China's economy demonstrated resilience in the first two months of 2026, with both retail sales and industrial production surpassing market forecasts. Retail sales rose 2.8% year-over-year in January-February, outperforming the expected 2.5% and marking an improvement from the 0.9% growth recorded in December, though it was slower than the 4% growth seen in the same period of 2025 [1][2]. Industrial production increased by 6.3% year-over-year, beating the forecast of 5.1% and previous readings of 5.2% and 5% from Reuters polls, supported by robust external demand, especially from Europe and Southeast Asia [1][2].

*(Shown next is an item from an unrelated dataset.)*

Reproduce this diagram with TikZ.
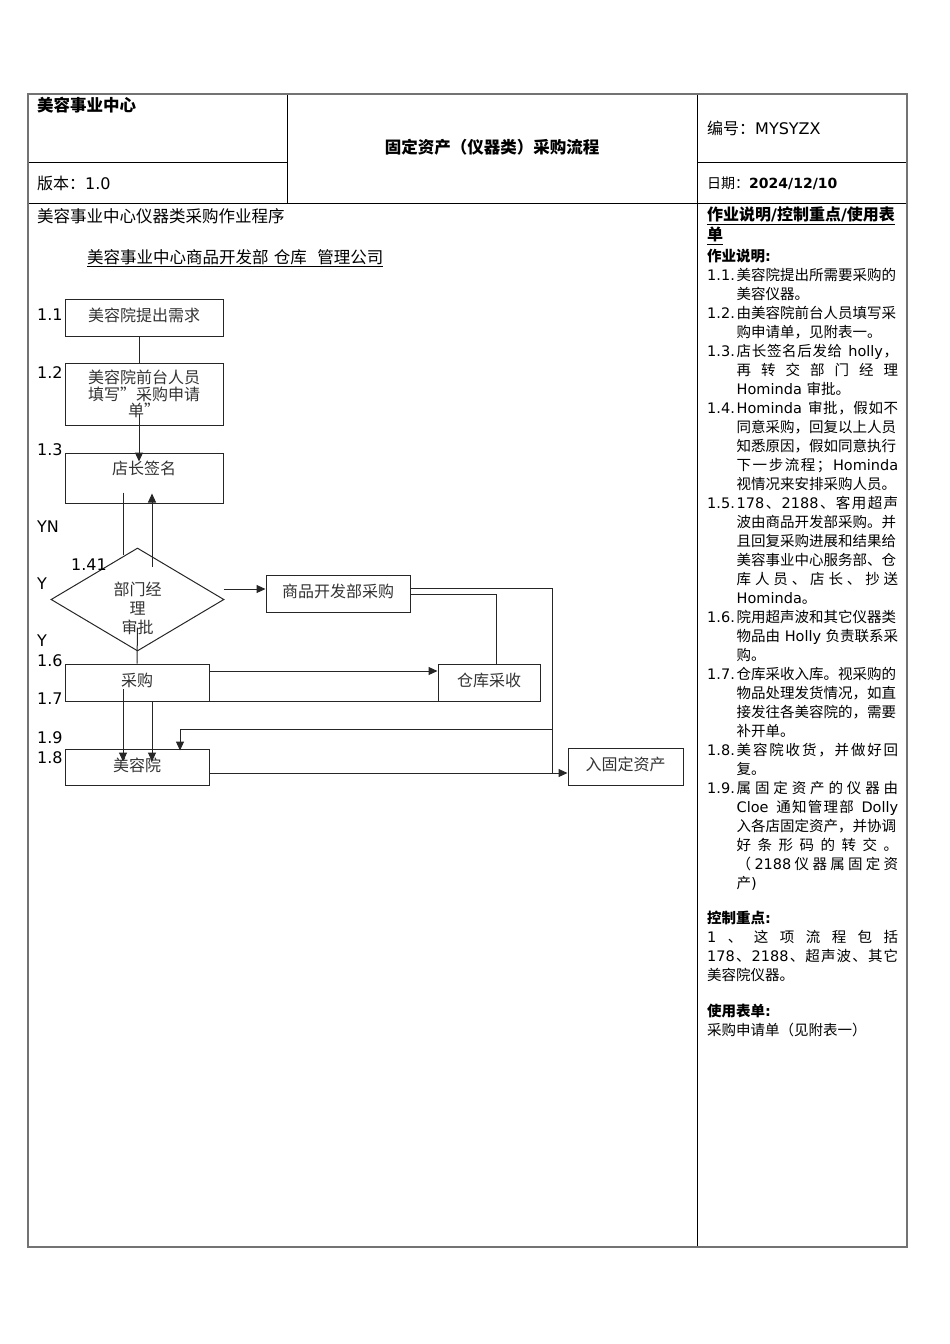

Fixed asset investment grew 1.8% year-to-date year-over-year in January-February, a notable turnaround from the expected -0.4% and the previous year's -3.8% slump [1][2]. However, investment in real estate development continued to decline, falling 11.1% in the first two months of 2026, though this was an improvement from the 17.2% drop in 2025 [2]. The property sector remains a drag on overall investment, with the crisis moderating but still unresolved [2].
Despite the positive economic data, the immediate market reaction was muted. The Australian Dollar (AUD) traded 0.44% higher on the day at 0.7011, but the upbeat Chinese data had little to no impact on the currency, according to FXStreet [1]. Analysts note that the health of the Chinese economy is a significant driver for the AUD, given Australia's reliance on China as its largest trading partner and the importance of iron ore exports [1].
Looking ahead, Chinese leadership has set its GDP growth target for 2026 at 4.5% to 5%, the least ambitious goal since the early 1990s, reflecting cautious optimism amid ongoing challenges in the property sector and local government finances [2].
CONCLUSION
China's retail sales and industrial production figures for early 2026 exceeded expectations, signaling a strong start to the year despite continued weakness in property investment. The market response, particularly for the Australian Dollar, was limited, suggesting investors remain cautious amid ongoing structural challenges. The newly announced GDP growth target underscores a measured outlook for China's economic trajectory.